Questa sera, venerdì 9 luglio, alle 23.00 su Rai 3 va in onda il documentario “L’isola ritrovata. La storia del carcere di S. Stefano” di Salvatore Braca . Il carcere di Santo Stefano, sull’isola di Ventotene, è stato uno dei primissimi edifici carcerari al mondo a essere costruiti secondo i principi del “Panopticon”, enunciati dal filosofo inglese Jeremy Bentham. L’edificio è stato progettato e costruito da Antonio Winspeare, su incarico di Ferdinando I delle Due Sicilie, nel 1795. Winspeare si valse della collaborazione dell’architetto Francesco Carpi, che si rifece ai principi di Bentham. Tali principi prevedevano che tutti i detenuti, rinchiusi in celle disposte a semicerchio, potessero essere sorvegliati da un unico guardiano posto in un corpo centrale. La disposizione architettonica era coerente con il principio benthamiano della dissuasione a fare il male derivante dalla consapevolezza di essere costantemente sotto controllo. All’ingresso del carcere, Carpi fece installare l’iscrizione: “Donec sancta Themis scelerum tot monstra catenis victa tenet, stat res, stat tibi tuta domus” (traduzione: “Fino a che la santa giustizia tiene in catene tanti esemplari di scelleratezza, resta salda la tua proprietà, rimane protetta la tua casa”).

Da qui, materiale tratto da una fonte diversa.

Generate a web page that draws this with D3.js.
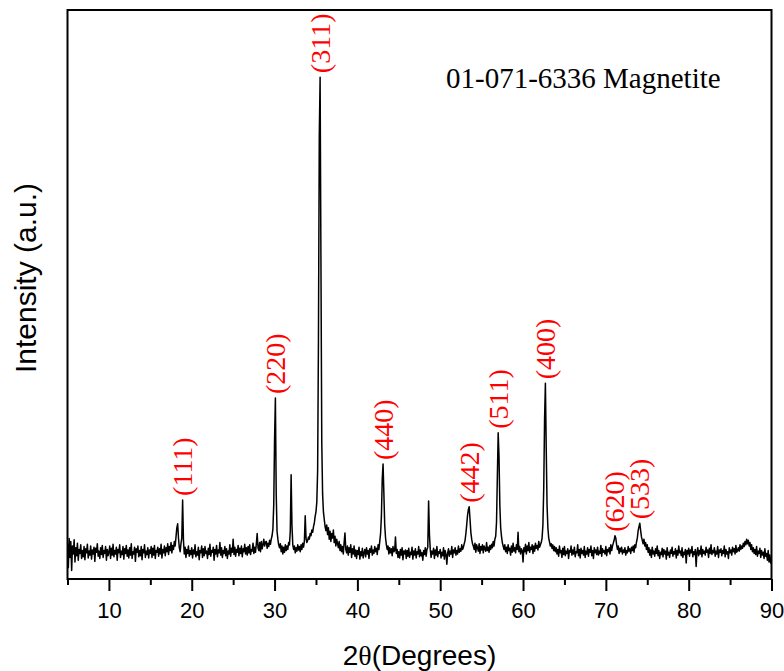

La storia del carcere di Santo Stefano
Anche dopo la caduta del Regno delle Due Sicilie, il carcere mantenne il proprio ruolo sotto il governo italiano. In questo periodo Santo Stefano accolse il capobrigante post-risorgimentale Carmine Crocco e l’anarchico Gaetano Bresci, che aveva ucciso re Umberto I di Savoia. Durante il ventennio fascista il carcere ospitò Umberto Terracini, Mauro Scoccimarro, Rocco Pugliese e Sandro Pertini, futuro Presidente della Repubblica Italiana. Negli anni Cinquanta il carcere ha vissuto una profonda trasformazione, come luogo di redenzione, grazie all’arrivo di Eugenio Perucatti, direttore di Santo Stefano tra il 1952 e il 1960. Il carcere fu chiuso definitivamente nel 1965. Da un anno è iniziato un progetto governativo per il recupero e la valorizzazione dell’ex carcere borbonico affidato a Silvia Costa: “Il progetto di recupero, ispirato a Eugenio Perucatti, intende farne una “Scuola di Alti pensieri”, un percorso espositivo e un Centro di studi e formazione europeo sui diritti umani e sulla concezione della pena e della detenzione, un luogo di pratica ambientale e una sede di residenze artistiche e produzione culturale”, ha detto la Commissaria Costa ad AgCult.